Open, subtract, decant
It is all about the handwork. Even though parts of production at Riedel have been automated, there is still a lot that is hand-blown. Especially eye-catching are the carafes and decanters that are still made the old-fashioned way. Maximilian has a predilection for serving wine from a decanter, something he rarely avoids mentioning.
“I think every wine lover should have at least one carafe in their home. Wine must be served from a carafe. That is just the way it is,” says Maximilian.
“If you talk to dedicated wine producers the majority will recommend that young wines be opened two hours before drinking. But, we live in a world with time pressure. The clock is pitiless even when it comes to wine. It is inhuman to expect to wait two hours, especially in a time when few people have two hours to spend on anything at all.
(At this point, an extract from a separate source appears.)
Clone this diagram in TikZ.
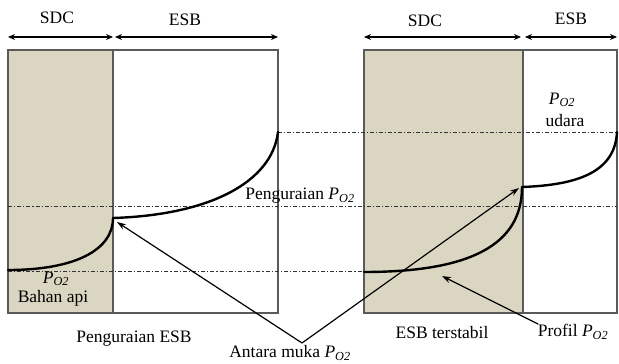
\documentclass[tikz,border=0pt]{standalone}
\usepackage{fontspec}
\setmainfont{Liberation Serif}
\usetikzlibrary{arrows.meta}
\definecolor{sdcfill}{RGB}{219,214,193}
\definecolor{boxline}{RGB}{90,90,90}
\tikzset{
  boxframe/.style={draw=boxline, line width=1.1pt},
  profile/.style={draw=black, line width=2.4pt, line cap=round},
  level/.style={draw=black!80, line width=0.9pt, dash pattern=on 4pt off 2pt on 1.2pt off 2pt},
  span/.style={draw=black, line width=1.3pt, {Stealth[length=7pt,width=6pt]}-{Stealth[length=7pt,width=6pt]}},
  pointer/.style={draw=black, line width=1.2pt, -{Stealth[length=9pt,width=6pt]}},
  lbl/.style={font=\fontsize{17.5}{20}\selectfont, inner sep=0pt},
}
\newcommand{\PO}{\textit{P}\textsubscript{\textit{O2}}}
\begin{document}
\begin{tikzpicture}[x=1pt,y=-1pt]
\useasboundingbox (0,0) rectangle (619,364);
% shaded SDC regions
\fill[sdcfill] (8,50) rectangle (113,313);
\fill[sdcfill] (364,50) rectangle (523,313);
% frames
\draw[boxframe] (8,50) rectangle (278,313);
\draw[boxframe] (113,50) -- (113,313);
\draw[boxframe] (364,50) rectangle (617,313);
\draw[boxframe] (523,50) -- (523,313);
% level lines
\draw[level] (278,132) -- (617,132);
\draw[level] (8,206) -- (617,206);
\draw[level] (8,271) -- (364,271);
% span arrows
\coordinate (a1) at (8,37); \coordinate (a2) at (113,37);
\coordinate (a3) at (115,37); \coordinate (a4) at (278,37);
\coordinate (b1) at (364,37); \coordinate (b2) at (521,37);
\coordinate (b3) at (525,37); \coordinate (b4) at (617,37);
\draw[span] (a1) -- (a2);
\draw[span] (a3) -- (a4);
\draw[span] (b1) -- (b2);
\draw[span] (b3) -- (b4);
\node[lbl] (sdc1) at (57,18) {SDC};
\node[lbl] (esb1) at (185,20) {ESB};
\node[lbl] (sdc2) at (425,21) {SDC};
\node[lbl] (esb2) at (571,19) {ESB};
% profiles
\coordinate (p0) at (8,270);
\coordinate (i1) at (113,218);
\coordinate (p1) at (278,132);
\coordinate (q0) at (364,272);
\coordinate (i2) at (522,187);
\coordinate (q1) at (617,132);
\draw[profile] (p0) .. controls (75,270) and (113,250) .. (i1);
\draw[profile] (i1) .. controls (210,215) and (272,182) .. (p1);
\draw[profile] (q0) .. controls (470,272) and (522,245) .. (i2);
\draw[profile] (i2) .. controls (578,185) and (615,172) .. (q1);
% labels
\node[lbl] (pen) at (300,196) {Penguraian \PO};
\node[lbl] (pud) at (562,100) {\PO};
\node[lbl] (uda) at (565,121) {udara};
\node[lbl] (pba) at (56,279) {\PO};
\node[lbl] (bah) at (53,298) {Bahan api};
\node[lbl] (pesb) at (134,339) {Penguraian ESB};
\node[lbl] (amu) at (290,353) {Antara muka \PO};
\node[lbl] (ester) at (442,333) {ESB terstabil};
\node[lbl] (prof) at (573,332) {Profil \PO};
% pointers
\coordinate (apex) at (302,343);
\coordinate (t1) at (117,222);
\coordinate (t2) at (519,188);
\coordinate (pr0) at (538,324);
\coordinate (pr1) at (442,276);
\draw[pointer] (apex) -- (t1);
\draw[pointer] (apex) -- (t2);
\draw[pointer] (pr0) -- (pr1);
\end{tikzpicture}
\end{document}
No, open the wine, and pour it into a decanter, especially if it is a young wine, whether it is red, rose and white,” he points out.
Dare to try
Except for the fact that Champagne must be enjoyed from a burgundy glass and that all wine must be served from a decanter, Maximilian only has one piece of advice to Norwegian wine lovers:
“You have to try! Never stop testing wine and various glasses together. In the end, you are the only one who knows what is right for you, and I hope you find the perfect combination with a glass from Riedel,” he concludes.